DATASET EXCERPT:
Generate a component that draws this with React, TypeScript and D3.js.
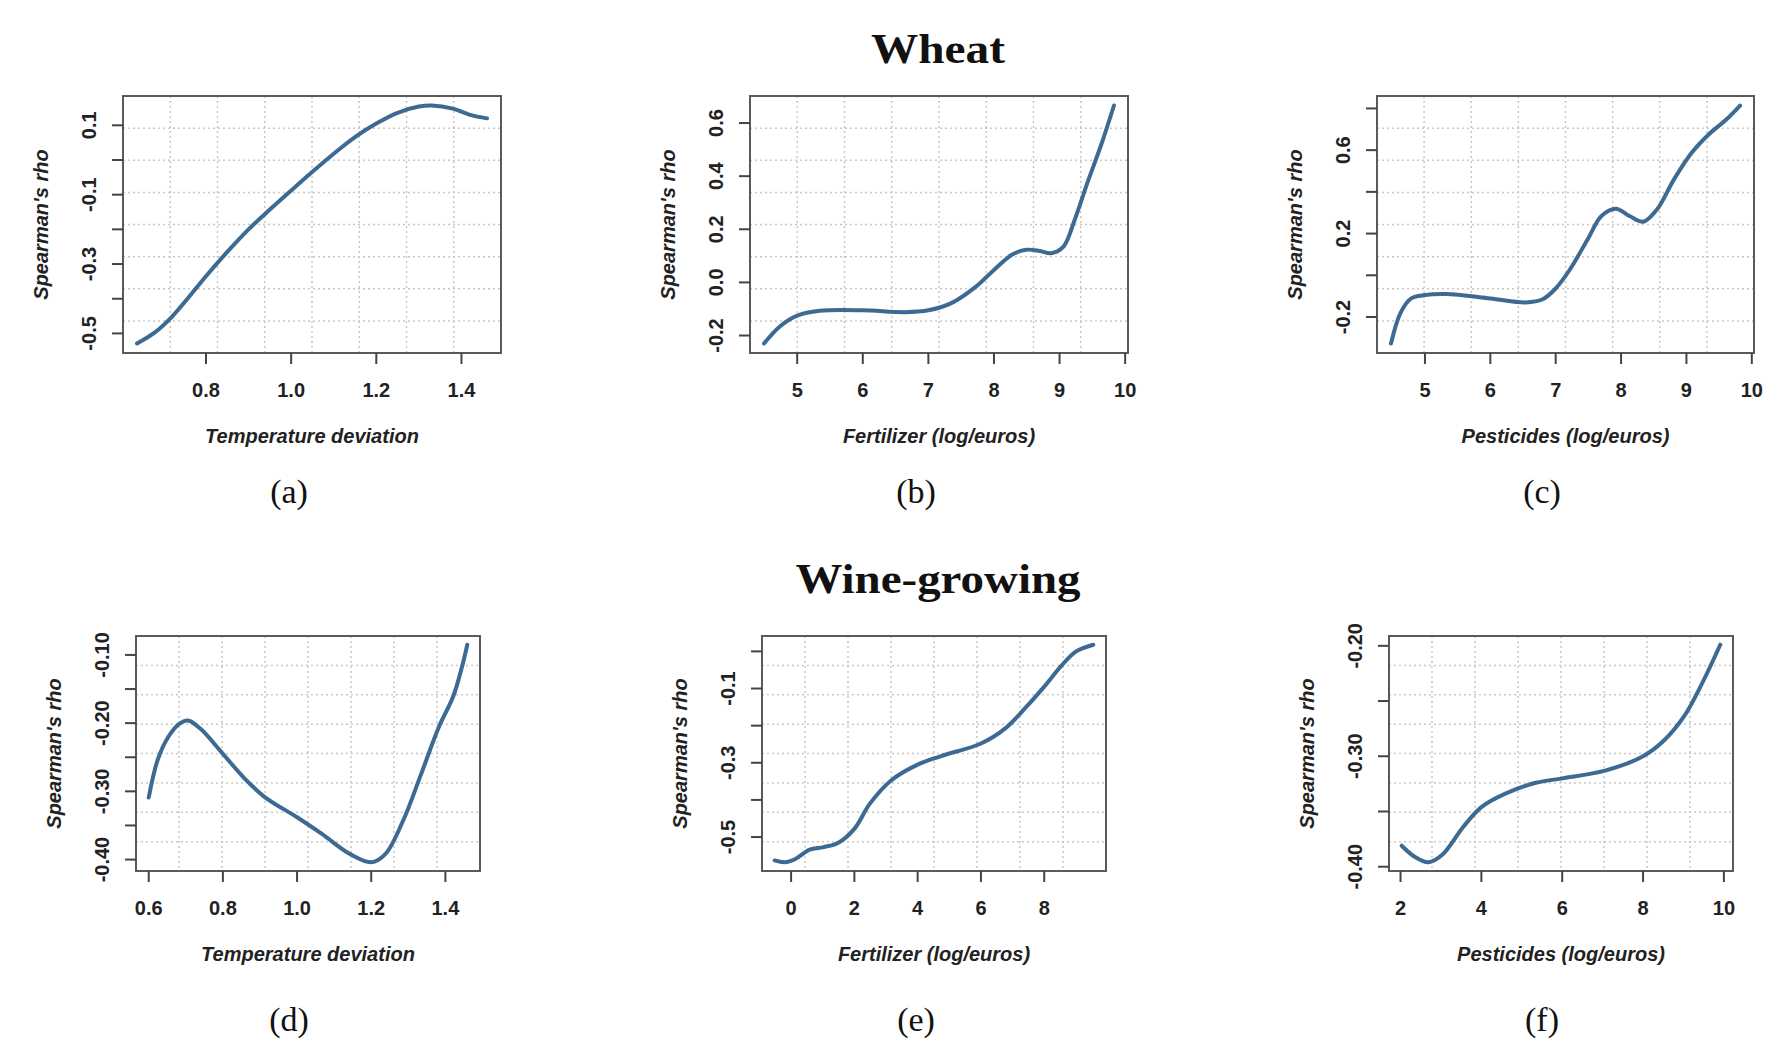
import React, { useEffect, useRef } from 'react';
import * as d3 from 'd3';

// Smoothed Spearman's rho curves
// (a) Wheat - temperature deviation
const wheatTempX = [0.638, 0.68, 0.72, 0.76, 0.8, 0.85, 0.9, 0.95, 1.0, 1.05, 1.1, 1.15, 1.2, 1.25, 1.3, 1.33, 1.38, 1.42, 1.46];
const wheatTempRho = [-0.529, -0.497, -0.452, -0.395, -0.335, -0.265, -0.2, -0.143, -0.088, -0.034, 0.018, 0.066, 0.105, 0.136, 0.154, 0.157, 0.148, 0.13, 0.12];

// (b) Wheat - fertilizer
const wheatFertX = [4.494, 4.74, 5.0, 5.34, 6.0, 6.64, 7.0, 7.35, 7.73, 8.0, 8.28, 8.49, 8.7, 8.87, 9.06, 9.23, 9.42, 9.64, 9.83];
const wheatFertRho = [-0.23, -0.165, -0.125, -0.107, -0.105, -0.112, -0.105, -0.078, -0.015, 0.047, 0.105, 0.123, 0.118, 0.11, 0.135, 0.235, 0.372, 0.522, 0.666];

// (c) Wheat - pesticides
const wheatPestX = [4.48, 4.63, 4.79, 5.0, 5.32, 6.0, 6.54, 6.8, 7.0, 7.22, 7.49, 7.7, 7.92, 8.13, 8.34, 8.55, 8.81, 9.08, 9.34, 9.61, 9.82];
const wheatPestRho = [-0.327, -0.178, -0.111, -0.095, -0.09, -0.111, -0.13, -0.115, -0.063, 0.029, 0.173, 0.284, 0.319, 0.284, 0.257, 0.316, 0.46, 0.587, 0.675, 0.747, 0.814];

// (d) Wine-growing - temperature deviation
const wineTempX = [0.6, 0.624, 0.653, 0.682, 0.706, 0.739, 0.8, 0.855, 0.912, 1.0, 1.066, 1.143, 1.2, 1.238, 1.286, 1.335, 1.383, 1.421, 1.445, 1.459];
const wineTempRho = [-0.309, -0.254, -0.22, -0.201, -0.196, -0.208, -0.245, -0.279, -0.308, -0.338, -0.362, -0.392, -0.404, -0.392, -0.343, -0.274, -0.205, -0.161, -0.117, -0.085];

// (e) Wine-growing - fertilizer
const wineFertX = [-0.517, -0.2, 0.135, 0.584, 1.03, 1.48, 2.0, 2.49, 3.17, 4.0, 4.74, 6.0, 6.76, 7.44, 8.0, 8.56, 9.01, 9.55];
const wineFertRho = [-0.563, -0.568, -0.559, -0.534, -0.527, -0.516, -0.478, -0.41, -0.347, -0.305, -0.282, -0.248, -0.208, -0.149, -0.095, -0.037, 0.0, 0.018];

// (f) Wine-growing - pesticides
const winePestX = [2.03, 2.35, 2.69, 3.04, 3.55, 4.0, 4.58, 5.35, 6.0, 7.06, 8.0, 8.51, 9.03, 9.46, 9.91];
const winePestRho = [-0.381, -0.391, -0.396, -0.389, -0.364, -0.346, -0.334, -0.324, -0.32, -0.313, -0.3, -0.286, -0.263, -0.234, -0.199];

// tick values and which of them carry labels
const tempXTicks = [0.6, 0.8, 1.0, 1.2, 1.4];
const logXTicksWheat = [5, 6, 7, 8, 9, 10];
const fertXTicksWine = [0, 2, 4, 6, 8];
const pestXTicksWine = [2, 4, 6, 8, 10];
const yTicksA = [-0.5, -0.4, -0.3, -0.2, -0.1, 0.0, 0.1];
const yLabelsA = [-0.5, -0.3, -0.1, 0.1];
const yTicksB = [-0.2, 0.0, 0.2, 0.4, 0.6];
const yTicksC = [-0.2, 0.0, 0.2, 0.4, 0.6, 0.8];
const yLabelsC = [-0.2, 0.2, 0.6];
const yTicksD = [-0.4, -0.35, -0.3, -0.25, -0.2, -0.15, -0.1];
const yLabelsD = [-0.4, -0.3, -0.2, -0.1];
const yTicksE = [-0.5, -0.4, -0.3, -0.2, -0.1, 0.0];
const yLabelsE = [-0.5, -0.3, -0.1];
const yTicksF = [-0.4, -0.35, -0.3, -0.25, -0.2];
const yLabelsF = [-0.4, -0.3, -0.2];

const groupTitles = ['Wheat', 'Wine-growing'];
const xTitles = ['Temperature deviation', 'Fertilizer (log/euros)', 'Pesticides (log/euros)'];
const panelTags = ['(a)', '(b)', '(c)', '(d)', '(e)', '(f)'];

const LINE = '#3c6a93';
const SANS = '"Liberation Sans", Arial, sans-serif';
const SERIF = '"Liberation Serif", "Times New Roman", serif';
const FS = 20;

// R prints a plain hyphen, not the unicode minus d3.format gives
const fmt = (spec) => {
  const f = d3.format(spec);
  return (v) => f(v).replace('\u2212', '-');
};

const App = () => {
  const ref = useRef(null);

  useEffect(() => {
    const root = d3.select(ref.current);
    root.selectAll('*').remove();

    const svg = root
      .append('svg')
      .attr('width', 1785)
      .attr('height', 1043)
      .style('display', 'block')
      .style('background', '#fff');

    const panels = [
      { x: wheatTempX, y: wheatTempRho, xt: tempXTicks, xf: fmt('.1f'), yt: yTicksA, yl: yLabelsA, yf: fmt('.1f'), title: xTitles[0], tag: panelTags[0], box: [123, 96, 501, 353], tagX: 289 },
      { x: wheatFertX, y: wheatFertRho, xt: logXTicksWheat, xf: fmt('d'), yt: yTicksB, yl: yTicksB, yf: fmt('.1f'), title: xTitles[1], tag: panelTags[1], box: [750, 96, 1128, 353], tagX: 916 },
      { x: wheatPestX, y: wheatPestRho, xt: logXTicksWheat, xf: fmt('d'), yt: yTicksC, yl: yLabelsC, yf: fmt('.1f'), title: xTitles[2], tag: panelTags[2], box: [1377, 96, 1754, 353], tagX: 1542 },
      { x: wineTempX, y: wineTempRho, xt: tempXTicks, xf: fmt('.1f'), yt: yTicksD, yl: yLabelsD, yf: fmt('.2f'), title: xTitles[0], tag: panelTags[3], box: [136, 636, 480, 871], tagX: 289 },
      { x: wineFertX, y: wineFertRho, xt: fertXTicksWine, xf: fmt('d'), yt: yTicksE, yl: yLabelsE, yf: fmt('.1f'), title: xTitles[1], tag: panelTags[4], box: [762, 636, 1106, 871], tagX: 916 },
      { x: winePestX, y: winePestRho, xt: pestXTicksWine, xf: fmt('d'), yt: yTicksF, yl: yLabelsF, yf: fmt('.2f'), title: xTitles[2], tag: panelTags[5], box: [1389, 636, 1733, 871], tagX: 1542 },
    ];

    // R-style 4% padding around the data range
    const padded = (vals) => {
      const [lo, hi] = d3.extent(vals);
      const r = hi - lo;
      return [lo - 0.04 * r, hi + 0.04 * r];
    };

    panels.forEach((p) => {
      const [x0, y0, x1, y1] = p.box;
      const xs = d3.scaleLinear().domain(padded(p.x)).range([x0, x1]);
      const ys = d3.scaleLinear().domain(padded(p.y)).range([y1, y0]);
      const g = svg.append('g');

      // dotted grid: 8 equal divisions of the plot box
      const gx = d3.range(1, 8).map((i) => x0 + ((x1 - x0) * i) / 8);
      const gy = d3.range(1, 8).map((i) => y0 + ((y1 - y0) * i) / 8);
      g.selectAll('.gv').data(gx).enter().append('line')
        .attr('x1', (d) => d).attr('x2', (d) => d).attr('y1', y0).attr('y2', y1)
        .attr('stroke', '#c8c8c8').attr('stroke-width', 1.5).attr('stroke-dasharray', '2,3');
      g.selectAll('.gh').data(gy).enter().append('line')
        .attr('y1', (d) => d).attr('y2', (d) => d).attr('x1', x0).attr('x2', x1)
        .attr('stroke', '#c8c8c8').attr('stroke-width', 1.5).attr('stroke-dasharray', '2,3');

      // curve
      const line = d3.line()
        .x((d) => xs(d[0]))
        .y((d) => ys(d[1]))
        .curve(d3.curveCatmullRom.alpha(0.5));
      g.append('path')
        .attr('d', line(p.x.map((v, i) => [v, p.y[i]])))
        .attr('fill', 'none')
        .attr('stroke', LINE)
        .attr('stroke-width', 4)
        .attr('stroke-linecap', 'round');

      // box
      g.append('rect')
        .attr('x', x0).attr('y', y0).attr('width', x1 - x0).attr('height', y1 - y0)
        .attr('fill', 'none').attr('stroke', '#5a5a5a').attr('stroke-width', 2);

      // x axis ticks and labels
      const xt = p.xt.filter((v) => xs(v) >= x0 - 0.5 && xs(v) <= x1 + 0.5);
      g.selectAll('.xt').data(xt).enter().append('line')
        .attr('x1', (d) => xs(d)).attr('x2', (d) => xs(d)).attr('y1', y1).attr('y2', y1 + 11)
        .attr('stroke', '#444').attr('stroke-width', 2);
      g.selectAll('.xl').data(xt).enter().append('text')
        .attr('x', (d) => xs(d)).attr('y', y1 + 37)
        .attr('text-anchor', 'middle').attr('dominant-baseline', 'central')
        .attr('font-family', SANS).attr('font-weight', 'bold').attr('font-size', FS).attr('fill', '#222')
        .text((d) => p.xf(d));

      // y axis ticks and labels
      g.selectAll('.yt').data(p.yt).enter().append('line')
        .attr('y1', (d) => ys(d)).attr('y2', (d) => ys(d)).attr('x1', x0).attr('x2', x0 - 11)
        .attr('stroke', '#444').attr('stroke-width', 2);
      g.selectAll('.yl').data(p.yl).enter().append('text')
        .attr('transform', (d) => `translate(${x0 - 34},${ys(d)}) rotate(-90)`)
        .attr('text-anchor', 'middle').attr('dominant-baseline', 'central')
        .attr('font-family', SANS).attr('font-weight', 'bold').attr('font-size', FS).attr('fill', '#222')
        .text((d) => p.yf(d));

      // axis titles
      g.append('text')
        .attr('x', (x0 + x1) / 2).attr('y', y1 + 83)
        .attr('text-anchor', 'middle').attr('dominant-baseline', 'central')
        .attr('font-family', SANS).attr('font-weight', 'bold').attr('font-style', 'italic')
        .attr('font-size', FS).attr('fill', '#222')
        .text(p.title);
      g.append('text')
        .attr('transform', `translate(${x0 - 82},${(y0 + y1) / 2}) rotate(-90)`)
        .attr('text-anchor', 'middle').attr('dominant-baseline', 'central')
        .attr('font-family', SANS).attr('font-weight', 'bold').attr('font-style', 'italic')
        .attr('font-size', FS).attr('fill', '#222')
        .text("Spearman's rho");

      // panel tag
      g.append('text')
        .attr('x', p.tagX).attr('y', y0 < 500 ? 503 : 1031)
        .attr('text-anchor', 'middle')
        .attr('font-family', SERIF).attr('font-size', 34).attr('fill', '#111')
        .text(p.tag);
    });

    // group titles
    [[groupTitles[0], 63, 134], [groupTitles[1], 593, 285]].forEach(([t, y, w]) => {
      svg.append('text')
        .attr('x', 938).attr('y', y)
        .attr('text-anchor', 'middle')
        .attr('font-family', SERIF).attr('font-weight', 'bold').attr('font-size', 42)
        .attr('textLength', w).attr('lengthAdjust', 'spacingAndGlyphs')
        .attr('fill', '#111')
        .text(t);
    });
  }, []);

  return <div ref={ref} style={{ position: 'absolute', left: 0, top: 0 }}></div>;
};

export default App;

REQUEST: Leave the pictures out and reproduce exactly the lines from the top of the listing above through the line with "0.372, 0.522, 0.666];".

EXERCISE ANSWER:
Generate a component that draws this with React, TypeScript and D3.js.
import React, { useEffect, useRef } from 'react';
import * as d3 from 'd3';

// Smoothed Spearman's rho curves
// (a) Wheat - temperature deviation
const wheatTempX = [0.638, 0.68, 0.72, 0.76, 0.8, 0.85, 0.9, 0.95, 1.0, 1.05, 1.1, 1.15, 1.2, 1.25, 1.3, 1.33, 1.38, 1.42, 1.46];
const wheatTempRho = [-0.529, -0.497, -0.452, -0.395, -0.335, -0.265, -0.2, -0.143, -0.088, -0.034, 0.018, 0.066, 0.105, 0.136, 0.154, 0.157, 0.148, 0.13, 0.12];

// (b) Wheat - fertilizer
const wheatFertX = [4.494, 4.74, 5.0, 5.34, 6.0, 6.64, 7.0, 7.35, 7.73, 8.0, 8.28, 8.49, 8.7, 8.87, 9.06, 9.23, 9.42, 9.64, 9.83];
const wheatFertRho = [-0.23, -0.165, -0.125, -0.107, -0.105, -0.112, -0.105, -0.078, -0.015, 0.047, 0.105, 0.123, 0.118, 0.11, 0.135, 0.235, 0.372, 0.522, 0.666];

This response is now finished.